O sociólogo acrescenta: "Quando a televisão foi aberta aos privados em 1992 e houve pluralismo a sério, o Governo de Cavaco Silva estava a perder o instrumento de propaganda. José Eduardo Moniz [então director de informação da RTP] fez concorrência à concorrência e tornou a RTP num falso serviço público, numa televisão comercial, caríssima e usada para propaganda do Governo." Em suma: "O serviço público de televisão é um mito."

Mais uma vez, foi criado um grupo de trabalho para reflectir sobre o serviço público dos meios de comunicação do Estado, tendo como pano de fundo a promessa deste Governo de privatizar um canal da RTP. Tanto José Manuel Fernandes como Cintra Torres aceitaram voltar a integrar um grupo de trabalho para repensar a comunicação social pública, depois de já terem participado num fórum semelhante em 2002, quando Morais Sarmento tutelava a comunicação social, num Governo PSD/CDS.

Ambos partilham a ideia de que muito mudou entretanto no panorama mediático. "Em 2002, não havia RTPN, o cabo não tinha a projecção de hoje e agora há formas diferentes de aceder à informação", exemplifica José Manuel Fernandes. "Mesmo que tenha sido feito o mesmo trabalho, passaram nove anos e o mundo da comunicação social mudou", argumenta Cintra Torres. José Manuel Fernandes lembra que o próprio conceito de serviço público evoluiu: "Já foi proibido haver televisões privadas e isso fazia-se em nome do serviço público."

Arons de Carvalho diz não ser contra este tipo de reflexões. Mas neste caso "parece que já há decisão [sobre a privatização] e fez-se uma comissão". O próprio Arons de Carvalho criou, em 1996, um grupo de reflexão sobre o futuro da televisão e que produziu um relatório com cerca de 200 páginas.

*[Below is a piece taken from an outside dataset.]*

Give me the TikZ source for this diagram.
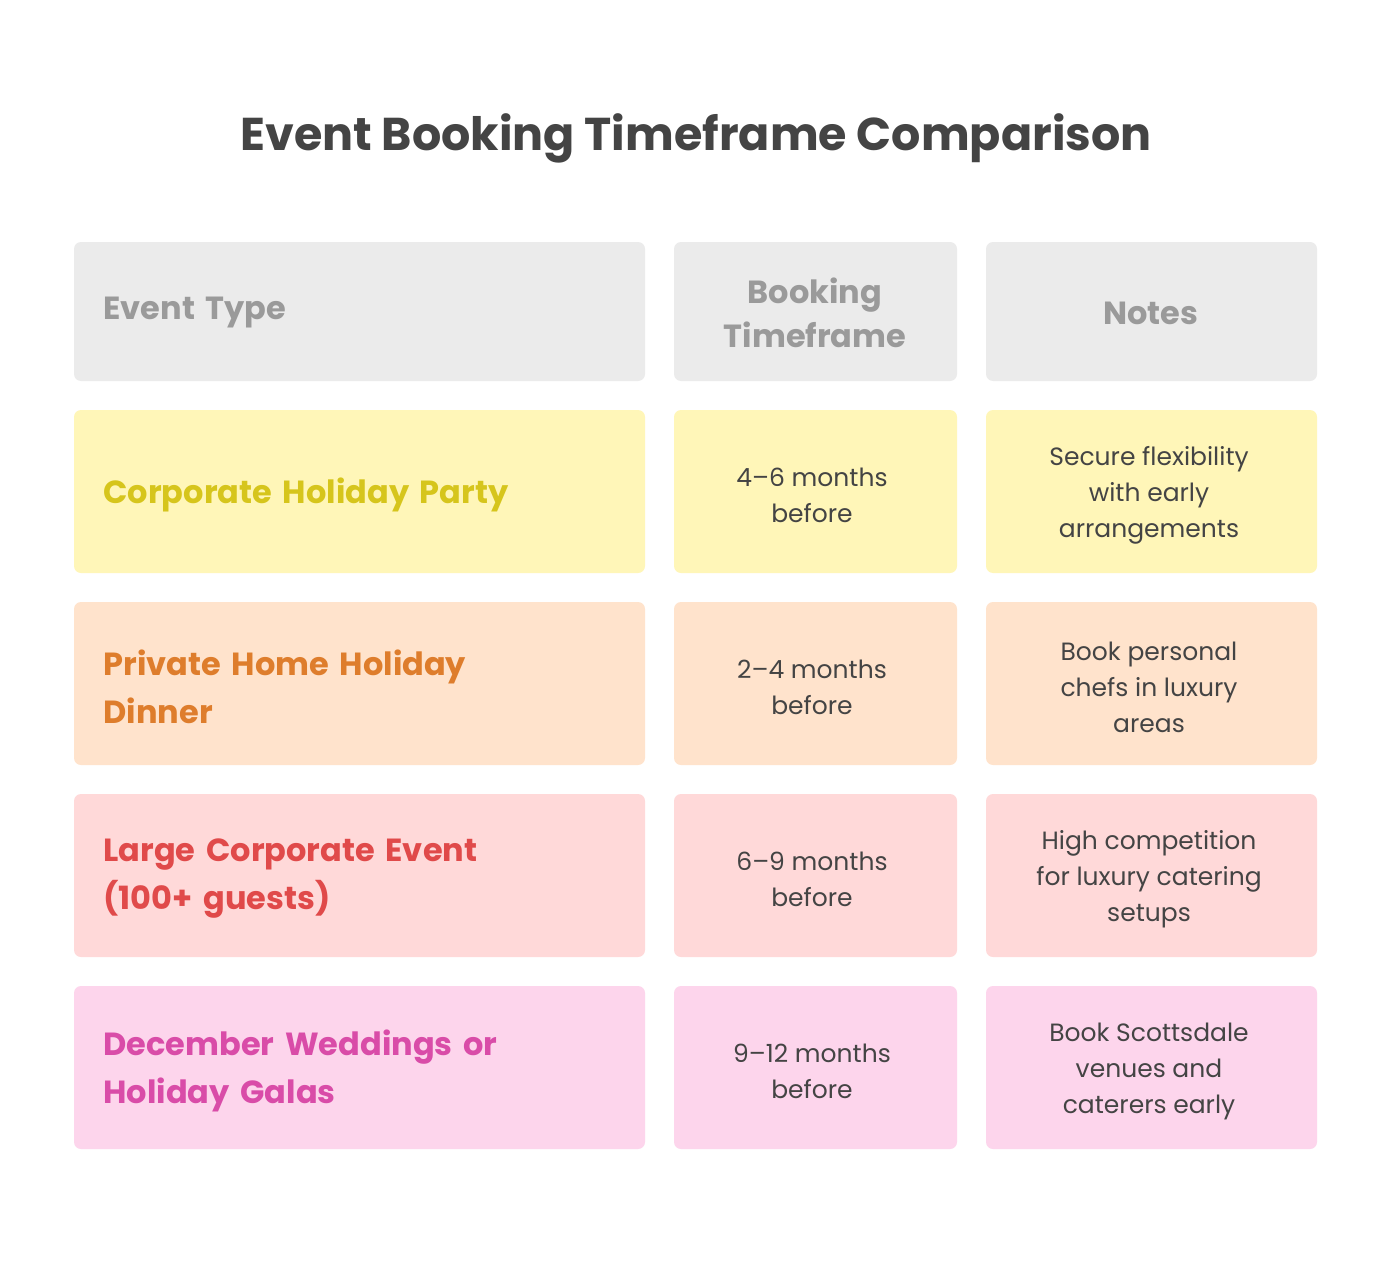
\documentclass[tikz,border=0pt]{standalone}
\usepackage{fontspec}
\setmainfont{Poppins}
\definecolor{hdrf}{HTML}{EBEBEB}\definecolor{hdrt}{HTML}{9A9A9A}
\definecolor{yf}{HTML}{FFF6B8}\definecolor{yt}{HTML}{D6C51C}
\definecolor{of}{HTML}{FFE3CC}\definecolor{ot}{HTML}{DE7D2C}
\definecolor{rf}{HTML}{FFD9D9}\definecolor{rt}{HTML}{E04A4A}
\definecolor{pf}{HTML}{FDD5EC}\definecolor{pt}{HTML}{D94CA8}
\definecolor{body}{HTML}{444444}
\begin{document}
\begin{tikzpicture}[x=1pt,y=-1pt,
 cell/.style={rounded corners=7pt,draw=none},
 first/.style={font=\fontsize{32}{48}\selectfont\bfseries,anchor=west,align=left,text width=540pt},
 other/.style={font=\fontsize{25}{36}\selectfont,text=body,align=center}]
\useasboundingbox (0,0) rectangle (1392,1284);
\fill[white] (0,0) rectangle (1392,1284);
\node[font=\fontsize{46}{54}\selectfont\bfseries,text=body] (title) at (696,138) {Event Booking Timeframe Comparison};
% header
\fill[cell,hdrf] (74,242) rectangle (645,381);
\fill[cell,hdrf] (674,242) rectangle (957,381);
\fill[cell,hdrf] (986,242) rectangle (1317,381);
\node[first,text=hdrt] (h1) at (100,313) {Event Type};
\node[other,text=hdrt,font=\fontsize{32}{44}\selectfont\bfseries] (h2) at (815,313) {Booking\\Timeframe};
\node[other,text=hdrt,font=\fontsize{32}{44}\selectfont\bfseries] (h3) at (1151,313) {Notes};
% rows
\foreach \y/\f/\t/\a/\b/\c [count=\i] in {
 410/yf/yt/{Corporate Holiday Party}/{4--6 months\\before}/{Secure flexibility\\with early\\arrangements},
 602/of/ot/{Private Home Holiday\\Dinner}/{2--4 months\\before}/{Book personal\\chefs in luxury\\areas},
 794/rf/rt/{Large Corporate Event\\(100+ guests)}/{6--9 months\\before}/{High competition\\for luxury catering\\setups},
 986/pf/pt/{December Weddings or\\Holiday Galas}/{9--12 months\\before}/{Book Scottsdale\\venues and\\caterers early}}{
 \fill[cell,\f] (74,\y) rectangle (645,\y+163);
 \fill[cell,\f] (674,\y) rectangle (957,\y+163);
 \fill[cell,\f] (986,\y) rectangle (1317,\y+163);
 \node[first,text=\t] (a\i) at (100,\y+85) {\a};
 \node[other] (b\i) at (812,\y+85) {\b};
 \node[other] (c\i) at (1149,\y+85) {\c};
}
\end{tikzpicture}
\end{document}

Muito mais crítico sobre esta iniciativa mostrou-se Sebastião Lima Rego, membro do Conselho de Opinião da RTP. "É muito estranho. Ou é uma manifestação de cobardia ou de hipocrisia política", diz, lembrando que os dois partidos que estão no Governo tinham propostas sobre o assunto. Sebastião Lima Rego, antigo membro da Alta Autoridade para a Comunicação Social, considera que o grupo de reflexão de 2002 "conseguiu evitar que um canal fosse privatizado", mas o resultado da proposta para tornar o segundo canal aberto à sociedade civil foi "desastroso".

A privatização de um canal e o conteúdo do outro que ficar na esfera pública promete dividir o grupo. Villaverde Cabral é a favor da venda de um canal "para ajudar a pagar a dívida e "desestatizar" a RTP", mantendo um segundo com serviço público e uma informação cultural melhor do que a actual em todo o grupo RTP.

Sarsfield Cabral é mais prudente sobre a futura discussão interna, apesar de ser contra a "transformação da RTP1 num canal comercial" e defende uma análise dos custos: "Se calhar, a RTP Memória não custa nada e, por outro lado, pode fazer sentido juntar a RTPi e a RTP-África."

Depois de um intervalo de nove anos, a discussão recomeça, com a primeira reunião do grupo marcada para a próxima quarta-feira.